- 著者
-
田村 均
Tamura Hitoshi
- 出版者
- 名古屋大学文学部
- 雑誌
- 名古屋大学文学部研究論集. 哲学 (ISSN:04694716)
- 巻号頁・発行日
- vol.59, pp.1-34, 2013-03-31
This paper has two purposes. One is to introduce Kendall Walton's theory of representational arts to the Japanese philosophical community. His theory is highly original in that it reveals the fact that the representational works of arts, such as paintings, sculptures, films, plays and novels, are to be regarded as being functionally the same as playthings, such as dolls, hobbyhorses, toy trucks and teddy bears. The theory depends on distinctive use of such concepts as games of make-believe, props, and representations.
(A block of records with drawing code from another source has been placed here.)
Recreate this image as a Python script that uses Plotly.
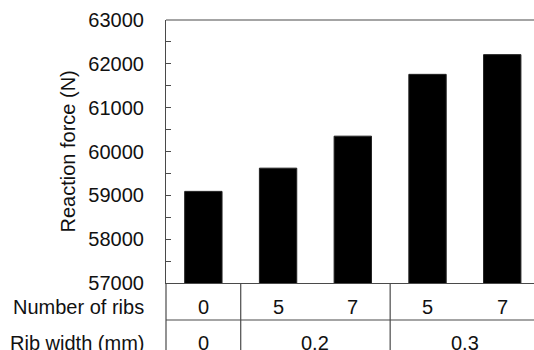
import plotly.graph_objects as go

# Reaction force for each rib configuration
number_of_ribs = ["0", "5", "7", "5", "7"]
rib_width = ["0", "0.2", "0.2", "0.3", "0.3"]
reaction_force = [59090, 59620, 60350, 61760, 62210]

y_ticks = [57000, 58000, 59000, 60000, 61000, 62000, 63000]

positions = list(range(len(reaction_force)))
line_col = "#4a4a4a"
font = dict(family="Liberation Sans, Arial, sans-serif", size=20, color="#111")

fig = go.Figure(
    go.Bar(
        x=positions,
        y=reaction_force,
        width=0.5,
        marker=dict(color="black", line=dict(color="#222", width=1)),
    )
)

# group consecutive identical rib widths into spans
groups = []
start = 0
for i in range(1, len(rib_width) + 1):
    if i == len(rib_width) or rib_width[i] != rib_width[start]:
        groups.append((start, i - 1, rib_width[start]))
        start = i

shapes = []
annotations = []
row1_bottom = -0.1407
row1_mid = -0.093
row2_mid = -0.229
bottom = -0.3

# left border continues through the table
shapes.append(dict(type="line", xref="paper", yref="paper", x0=0, x1=0, y0=bottom, y1=0,
                   line=dict(color=line_col, width=1.2)))
# horizontal separator between the two table rows
shapes.append(dict(type="line", xref="paper", yref="paper", x0=0, x1=1, y0=row1_bottom, y1=row1_bottom,
                   line=dict(color=line_col, width=1.2)))
# top border
shapes.append(dict(type="line", xref="paper", yref="paper", x0=0, x1=1, y0=1, y1=1,
                   line=dict(color=line_col, width=1.2)))

for g0, g1, w in groups:
    if g0 > 0:
        shapes.append(dict(type="line", xref="x", yref="paper", x0=g0 - 0.5, x1=g0 - 0.5,
                           y0=bottom, y1=0, line=dict(color=line_col, width=1.2)))
    annotations.append(dict(x=(g0 + g1) / 2, y=row2_mid, xref="x", yref="paper", text=w,
                            showarrow=False, font=font, yanchor="middle"))

for p, n in zip(positions, number_of_ribs):
    annotations.append(dict(x=p, y=row1_mid, xref="x", yref="paper", text=n,
                            showarrow=False, font=font, yanchor="middle"))

annotations.append(dict(x=-0.054, y=row1_mid, xref="paper", yref="paper", text="Number of ribs",
                        showarrow=False, font=font, xanchor="right", yanchor="middle"))
annotations.append(dict(x=-0.054, y=row2_mid, xref="paper", yref="paper", text="Rib width (mm)",
                        showarrow=False, font=font, xanchor="right", yanchor="middle"))
annotations.append(dict(x=-0.269, y=0.5, xref="paper", yref="paper", text="Reaction force (N)",
                        showarrow=False, font=font, textangle=-90, xanchor="center", yanchor="middle"))

fig.update_layout(
    width=534,
    height=350,
    margin=dict(l=166, r=0, t=20, b=67),
    paper_bgcolor="white",
    plot_bgcolor="white",
    showlegend=False,
    shapes=shapes,
    annotations=annotations,
    font=font,
    xaxis=dict(
        range=[-0.5, 4.425],
        showticklabels=False,
        ticks="",
        showgrid=False,
        zeroline=False,
        showline=True,
        linecolor=line_col,
        linewidth=1.2,
    ),
    yaxis=dict(
        range=[57000, 63000],
        tickvals=y_ticks,
        ticktext=[str(v) for v in y_ticks],
        ticks="inside",
        ticklen=5,
        tickwidth=1.2,
        tickcolor=line_col,
        minor=dict(dtick=500, tick0=57000, ticks="inside", ticklen=5, tickwidth=1.2,
                   tickcolor=line_col, showgrid=False),
        ticklabelstandoff=17,
        showgrid=False,
        zeroline=False,
        showline=True,
        linecolor=line_col,
        linewidth=1.2,
        tickfont=font,
    ),
)

fig.write_html("out.html")
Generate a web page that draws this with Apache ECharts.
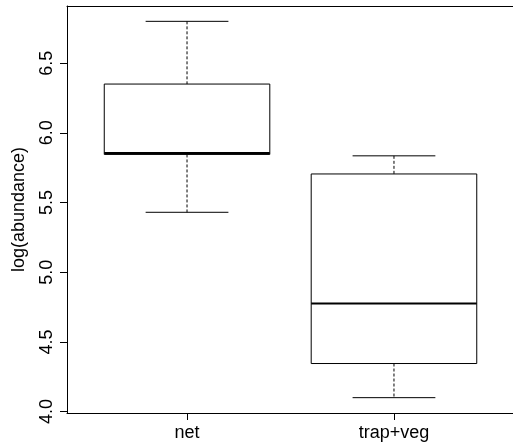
<!DOCTYPE html>
<html>
<head>
<meta charset="utf-8">
<script src="https://cdn.jsdelivr.net/npm/echarts@6/dist/echarts.min.js"></script>
<style>
  html, body { margin: 0; padding: 0; background: #fff; }
  #chart { width: 513px; height: 445px; }
</style>
</head>
<body>
<div id="chart"></div>
<script>
// groups and their five-number summaries
const categories = ['net', 'trap+veg'];
const lowWhisker = [5.43, 4.10];
const lowerQuartile = [5.845, 4.345];
const medians = [5.855, 4.775];
const upperQuartile = [6.35, 5.705];
const highWhisker = [6.80, 5.835];
const yTicks = [4.0, 4.5, 5.0, 5.5, 6.0, 6.5];

const FONT = 'Liberation Sans, Arial, Helvetica, sans-serif';
const X_MIN = 0.42, X_MAX = 2.58;

// one row per box: position on x (1-based), then the summary values
const boxData = categories.map((c, i) => [
  i + 1, lowWhisker[i], lowerQuartile[i], medians[i], upperQuartile[i], highWhisker[i]
]);

function renderBox(params, api) {
  const x = api.value(0);
  const boxHalf = api.size([0.8, 0])[0] / 2;
  const capHalf = boxHalf / 2;
  const lo = api.coord([x, api.value(1)]);
  const q1 = api.coord([x, api.value(2)]);
  const med = api.coord([x, api.value(3)]);
  const q3 = api.coord([x, api.value(4)]);
  const hi = api.coord([x, api.value(5)]);
  const solid = { stroke: '#000', lineWidth: 1, fill: null };
  const dashed = { stroke: '#000', lineWidth: 1, lineDash: [3, 2] };
  return {
    type: 'group',
    children: [
      // whiskers
      { type: 'line', shape: { x1: hi[0], y1: hi[1], x2: q3[0], y2: q3[1] }, style: dashed },
      { type: 'line', shape: { x1: q1[0], y1: q1[1], x2: lo[0], y2: lo[1] }, style: dashed },
      // staples
      { type: 'line', shape: { x1: hi[0] - capHalf, y1: hi[1], x2: hi[0] + capHalf, y2: hi[1] }, style: solid },
      { type: 'line', shape: { x1: lo[0] - capHalf, y1: lo[1], x2: lo[0] + capHalf, y2: lo[1] }, style: solid },
      // box
      { type: 'rect', shape: { x: q3[0] - boxHalf, y: q3[1], width: boxHalf * 2, height: q1[1] - q3[1] }, style: solid },
      // median
      { type: 'line', shape: { x1: med[0] - boxHalf, y1: med[1], x2: med[0] + boxHalf, y2: med[1] },
        style: { stroke: '#000', lineWidth: 2 } }
    ]
  };
}

const frameLine = { show: true, onZero: false, lineStyle: { color: '#000', width: 1 } };

const chart = echarts.init(document.getElementById('chart'), null, { renderer: 'canvas' });

chart.setOption({
  backgroundColor: '#fff',
  animation: false,
  grid: {
    left: 67, top: 6, width: 447, height: 407,
    outerBoundsMode: 'none'
  },
  xAxis: [{
    type: 'value',
    min: X_MIN,
    max: X_MAX,
    axisLine: frameLine,
    splitLine: { show: false },
    axisTick: { show: true, length: 7, customValues: [1, 2], lineStyle: { color: '#000' } },
    axisLabel: {
      customValues: [1, 2],
      formatter: (v) => categories[Math.round(v) - 1],
      color: '#000', fontSize: 18, fontFamily: FONT, margin: 11
    }
  }, {
    // top edge of the box frame
    type: 'value',
    position: 'top',
    min: X_MIN,
    max: X_MAX,
    axisLine: frameLine,
    axisTick: { show: false },
    axisLabel: { show: false },
    splitLine: { show: false }
  }],
  yAxis: {
    type: 'value',
    min: 3.99,
    max: 6.91,
    name: 'log(abundance)',
    nameLocation: 'middle',
    nameGap: 39,
    nameTextStyle: { color: '#000', fontSize: 18, fontFamily: FONT },
    axisLine: frameLine,
    splitLine: { show: false },
    axisTick: { show: true, length: 7, customValues: yTicks, lineStyle: { color: '#000' } },
    axisLabel: {
      customValues: yTicks,
      formatter: (v) => v.toFixed(1),
      rotate: 90,
      color: '#000', fontSize: 18, fontFamily: FONT, margin: 11
    }
  },
  series: [{
    type: 'custom',
    renderItem: renderBox,
    data: boxData,
    xAxisIndex: 0,
    encode: { x: 0, y: [1, 2, 3, 4, 5] },
    silent: true
  }]
});
</script>
</body>
</html>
I try to make it clear what these concepts are meant to serve for. In doing this, I also try to give an overview of the role of imaginative activities as the foundation for our intellectual and emotional understanding of the world. This is the other purpose of this paper. According to Walton's view, dolls, toy trucks and works of arts, which serve for props of our games of make-believe, prompt us to imagine a fictional world where we have them as real things. An object in the real world can be turned into an item in an imaginary world that is different from itself-in-the-real-world. It should be real, however, in this fictional world. So we can take ourselves living with multiple realities in view of a Waltonian theory of make-believe. We would have an unexpected revelation of reality by artistic appreciation regarded as a kind of children's games of make-believe. In this sense, fiction-making capacity emerges as something very important and essential to human beings.